* The task
Skip all pictures, then print the remaining material exactly.
* START *
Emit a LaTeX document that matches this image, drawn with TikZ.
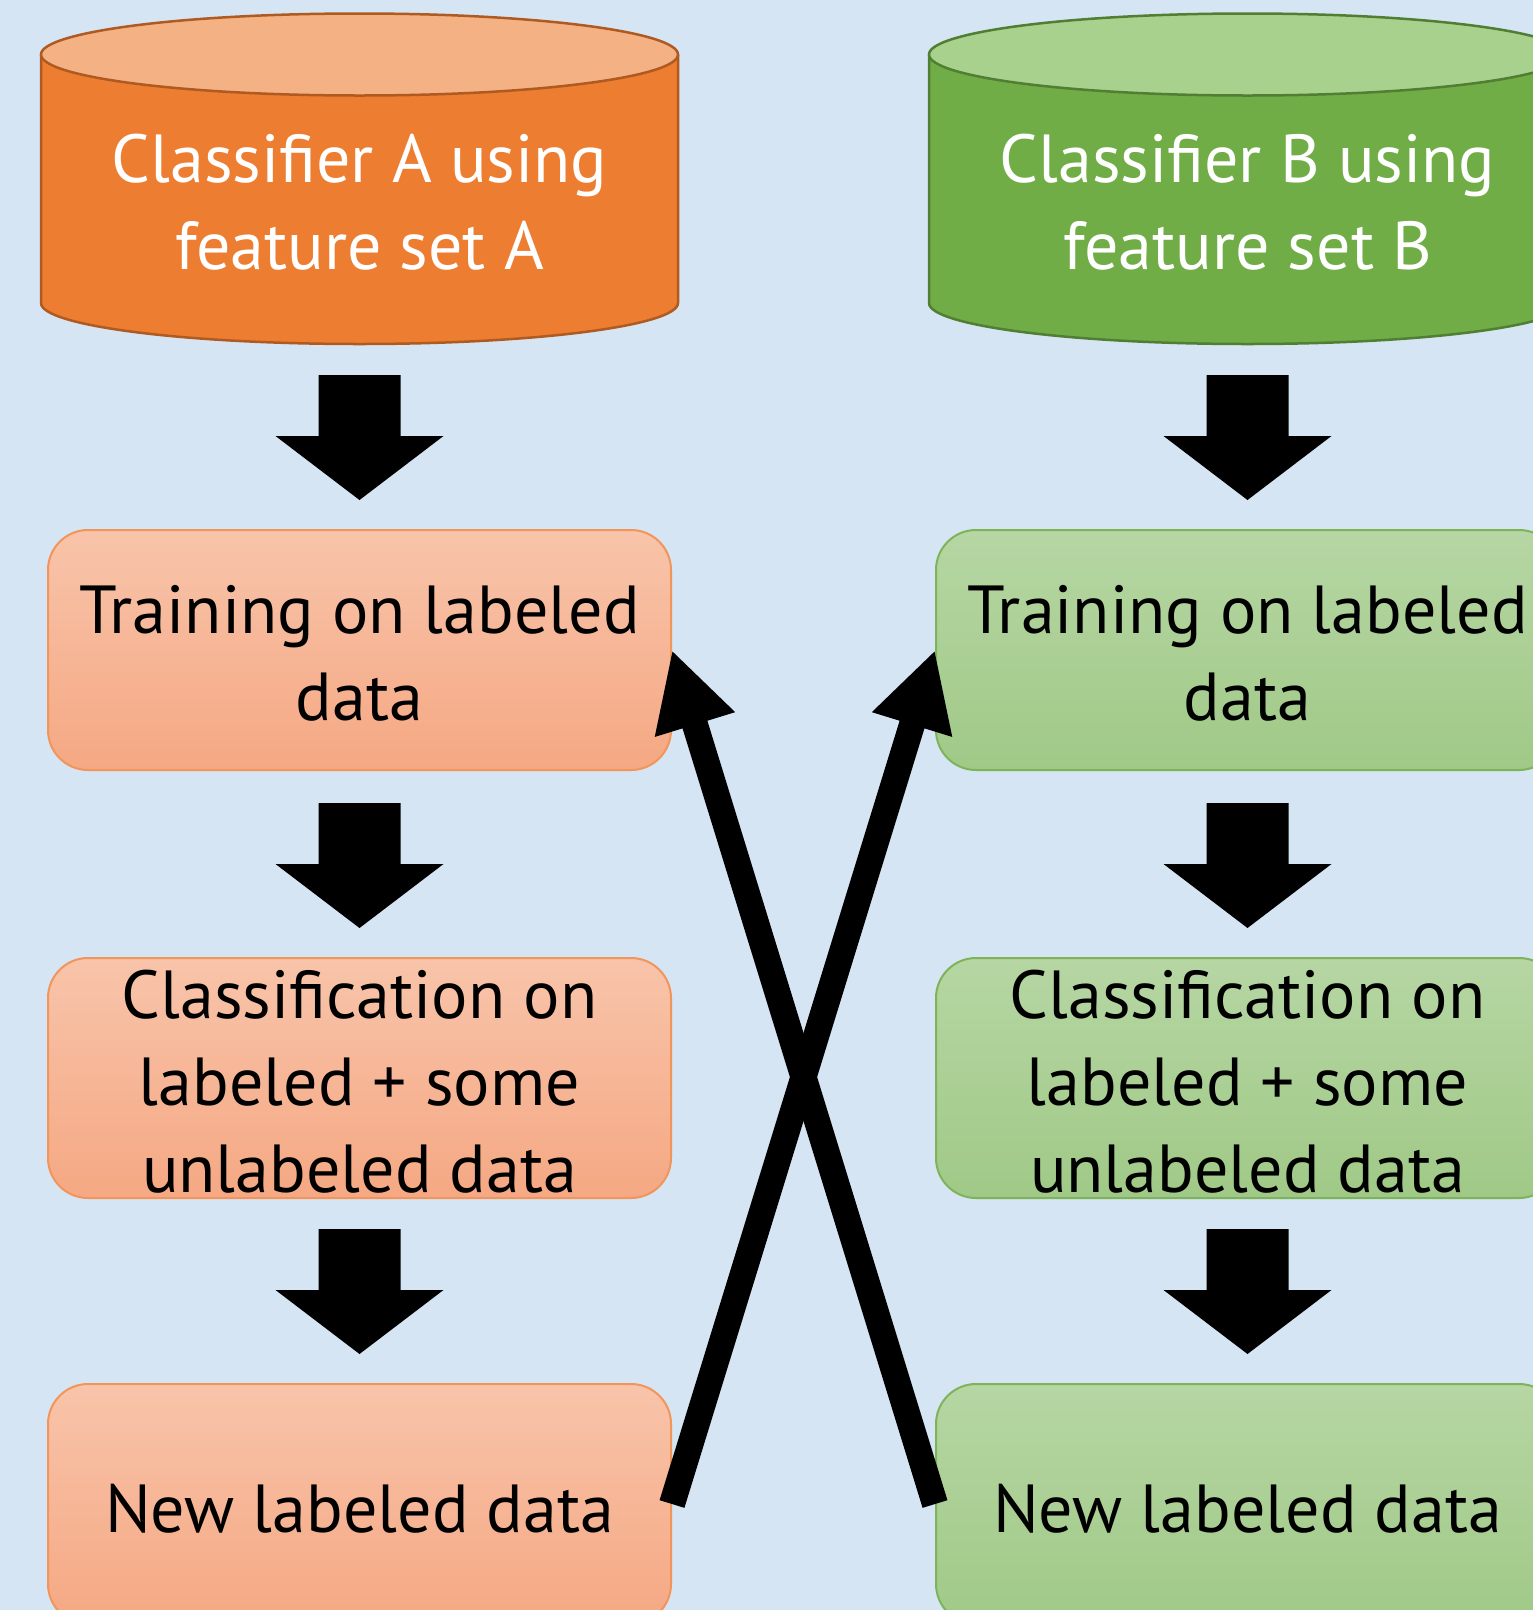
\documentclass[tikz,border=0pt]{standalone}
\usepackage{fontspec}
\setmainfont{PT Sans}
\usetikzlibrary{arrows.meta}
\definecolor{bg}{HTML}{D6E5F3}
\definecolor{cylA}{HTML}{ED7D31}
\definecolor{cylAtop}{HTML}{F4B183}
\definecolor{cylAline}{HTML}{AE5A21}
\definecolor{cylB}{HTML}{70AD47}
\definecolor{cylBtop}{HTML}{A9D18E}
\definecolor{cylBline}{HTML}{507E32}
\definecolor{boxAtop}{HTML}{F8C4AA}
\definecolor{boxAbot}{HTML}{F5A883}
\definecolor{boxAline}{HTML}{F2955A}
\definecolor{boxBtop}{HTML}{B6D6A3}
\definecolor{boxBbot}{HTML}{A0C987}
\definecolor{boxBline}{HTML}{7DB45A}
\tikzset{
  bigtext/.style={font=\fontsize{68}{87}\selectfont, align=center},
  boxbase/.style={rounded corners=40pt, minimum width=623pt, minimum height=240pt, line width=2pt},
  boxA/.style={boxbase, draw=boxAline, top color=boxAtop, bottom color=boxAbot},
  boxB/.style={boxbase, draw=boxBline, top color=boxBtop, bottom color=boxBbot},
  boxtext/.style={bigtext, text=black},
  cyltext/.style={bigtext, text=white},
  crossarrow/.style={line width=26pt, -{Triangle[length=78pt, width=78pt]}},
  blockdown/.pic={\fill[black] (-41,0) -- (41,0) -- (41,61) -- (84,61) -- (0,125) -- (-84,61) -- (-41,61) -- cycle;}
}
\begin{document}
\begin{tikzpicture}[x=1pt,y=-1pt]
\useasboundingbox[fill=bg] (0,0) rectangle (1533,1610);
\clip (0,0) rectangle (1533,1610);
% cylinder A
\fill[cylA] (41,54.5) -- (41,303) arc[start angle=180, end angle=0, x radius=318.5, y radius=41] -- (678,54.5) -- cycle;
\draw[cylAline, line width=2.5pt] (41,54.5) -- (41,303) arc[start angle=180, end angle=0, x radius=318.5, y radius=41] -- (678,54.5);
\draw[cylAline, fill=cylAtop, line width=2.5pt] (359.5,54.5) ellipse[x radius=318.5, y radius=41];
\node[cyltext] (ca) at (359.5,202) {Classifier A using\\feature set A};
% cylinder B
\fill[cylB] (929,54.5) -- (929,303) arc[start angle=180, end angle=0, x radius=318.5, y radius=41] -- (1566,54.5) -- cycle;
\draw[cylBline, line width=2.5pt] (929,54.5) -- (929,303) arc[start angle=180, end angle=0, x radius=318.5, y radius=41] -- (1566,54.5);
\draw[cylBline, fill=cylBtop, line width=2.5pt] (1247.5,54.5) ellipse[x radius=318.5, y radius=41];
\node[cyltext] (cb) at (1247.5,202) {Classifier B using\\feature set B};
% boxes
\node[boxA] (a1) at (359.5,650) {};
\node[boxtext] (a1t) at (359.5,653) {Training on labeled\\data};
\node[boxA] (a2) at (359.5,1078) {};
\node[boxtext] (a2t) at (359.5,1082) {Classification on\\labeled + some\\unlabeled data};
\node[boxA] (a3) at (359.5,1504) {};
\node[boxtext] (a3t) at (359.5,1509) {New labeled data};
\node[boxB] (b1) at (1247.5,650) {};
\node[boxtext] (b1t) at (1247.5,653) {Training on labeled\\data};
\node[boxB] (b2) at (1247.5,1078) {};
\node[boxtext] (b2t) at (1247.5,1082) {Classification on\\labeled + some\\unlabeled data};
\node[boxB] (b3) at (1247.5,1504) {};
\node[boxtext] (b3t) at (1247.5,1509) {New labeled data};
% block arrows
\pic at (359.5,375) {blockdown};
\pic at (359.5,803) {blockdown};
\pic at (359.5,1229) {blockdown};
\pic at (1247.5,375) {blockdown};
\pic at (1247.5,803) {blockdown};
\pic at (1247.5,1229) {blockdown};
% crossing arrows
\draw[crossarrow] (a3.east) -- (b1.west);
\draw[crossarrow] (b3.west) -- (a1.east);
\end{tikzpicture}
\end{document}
* END *
* Result of this exercise
Emit a LaTeX document that matches this image, drawn with TikZ.
\documentclass[tikz,border=0pt]{standalone}
\usepackage{fontspec}
\setmainfont{PT Sans}
\usetikzlibrary{arrows.meta}
\definecolor{bg}{HTML}{D6E5F3}
\definecolor{cylA}{HTML}{ED7D31}
\definecolor{cylAtop}{HTML}{F4B183}
\definecolor{cylAline}{HTML}{AE5A21}
\definecolor{cylB}{HTML}{70AD47}
\definecolor{cylBtop}{HTML}{A9D18E}
\definecolor{cylBline}{HTML}{507E32}
\definecolor{boxAtop}{HTML}{F8C4AA}
\definecolor{boxAbot}{HTML}{F5A883}
\definecolor{boxAline}{HTML}{F2955A}
\definecolor{boxBtop}{HTML}{B6D6A3}
\definecolor{boxBbot}{HTML}{A0C987}
\definecolor{boxBline}{HTML}{7DB45A}
\tikzset{
  bigtext/.style={font=\fontsize{68}{87}\selectfont, align=center},
  boxbase/.style={rounded corners=40pt, minimum width=623pt, minimum height=240pt, line width=2pt},
  boxA/.style={boxbase, draw=boxAline, top color=boxAtop, bottom color=boxAbot},
  boxB/.style={boxbase, draw=boxBline, top color=boxBtop, bottom color=boxBbot},
  boxtext/.style={bigtext, text=black},
  cyltext/.style={bigtext, text=white},
  crossarrow/.style={line width=26pt, -{Triangle[length=78pt, width=78pt]}},
  blockdown/.pic={\fill[black] (-41,0) -- (41,0) -- (41,61) -- (84,61) -- (0,125) -- (-84,61) -- (-41,61) -- cycle;}
}
\begin{document}
\begin{tikzpicture}[x=1pt,y=-1pt]
\useasboundingbox[fill=bg] (0,0) rectangle (1533,1610);
\clip (0,0) rectangle (1533,1610);
% cylinder A
\fill[cylA] (41,54.5) -- (41,303) arc[start angle=180, end angle=0, x radius=318.5, y radius=41] -- (678,54.5) -- cycle;
\draw[cylAline, line width=2.5pt] (41,54.5) -- (41,303) arc[start angle=180, end angle=0, x radius=318.5, y radius=41] -- (678,54.5);
\draw[cylAline, fill=cylAtop, line width=2.5pt] (359.5,54.5) ellipse[x radius=318.5, y radius=41];
\node[cyltext] (ca) at (359.5,202) {Classifier A using\\feature set A};
% cylinder B
\fill[cylB] (929,54.5) -- (929,303) arc[start angle=180, end angle=0, x radius=318.5, y radius=41] -- (1566,54.5) -- cycle;
\draw[cylBline, line width=2.5pt] (929,54.5) -- (929,303) arc[start angle=180, end angle=0, x radius=318.5, y radius=41] -- (1566,54.5);
\draw[cylBline, fill=cylBtop, line width=2.5pt] (1247.5,54.5) ellipse[x radius=318.5, y radius=41];
\node[cyltext] (cb) at (1247.5,202) {Classifier B using\\feature set B};
% boxes
\node[boxA] (a1) at (359.5,650) {};
\node[boxtext] (a1t) at (359.5,653) {Training on labeled\\data};
\node[boxA] (a2) at (359.5,1078) {};
\node[boxtext] (a2t) at (359.5,1082) {Classification on\\labeled + some\\unlabeled data};
\node[boxA] (a3) at (359.5,1504) {};
\node[boxtext] (a3t) at (359.5,1509) {New labeled data};
\node[boxB] (b1) at (1247.5,650) {};
\node[boxtext] (b1t) at (1247.5,653) {Training on labeled\\data};
\node[boxB] (b2) at (1247.5,1078) {};
\node[boxtext] (b2t) at (1247.5,1082) {Classification on\\labeled + some\\unlabeled data};
\node[boxB] (b3) at (1247.5,1504) {};
\node[boxtext] (b3t) at (1247.5,1509) {New labeled data};
% block arrows
\pic at (359.5,375) {blockdown};
\pic at (359.5,803) {blockdown};
\pic at (359.5,1229) {blockdown};
\pic at (1247.5,375) {blockdown};
\pic at (1247.5,803) {blockdown};
\pic at (1247.5,1229) {blockdown};
% crossing arrows
\draw[crossarrow] (a3.east) -- (b1.west);
\draw[crossarrow] (b3.west) -- (a1.east);
\end{tikzpicture}
\end{document}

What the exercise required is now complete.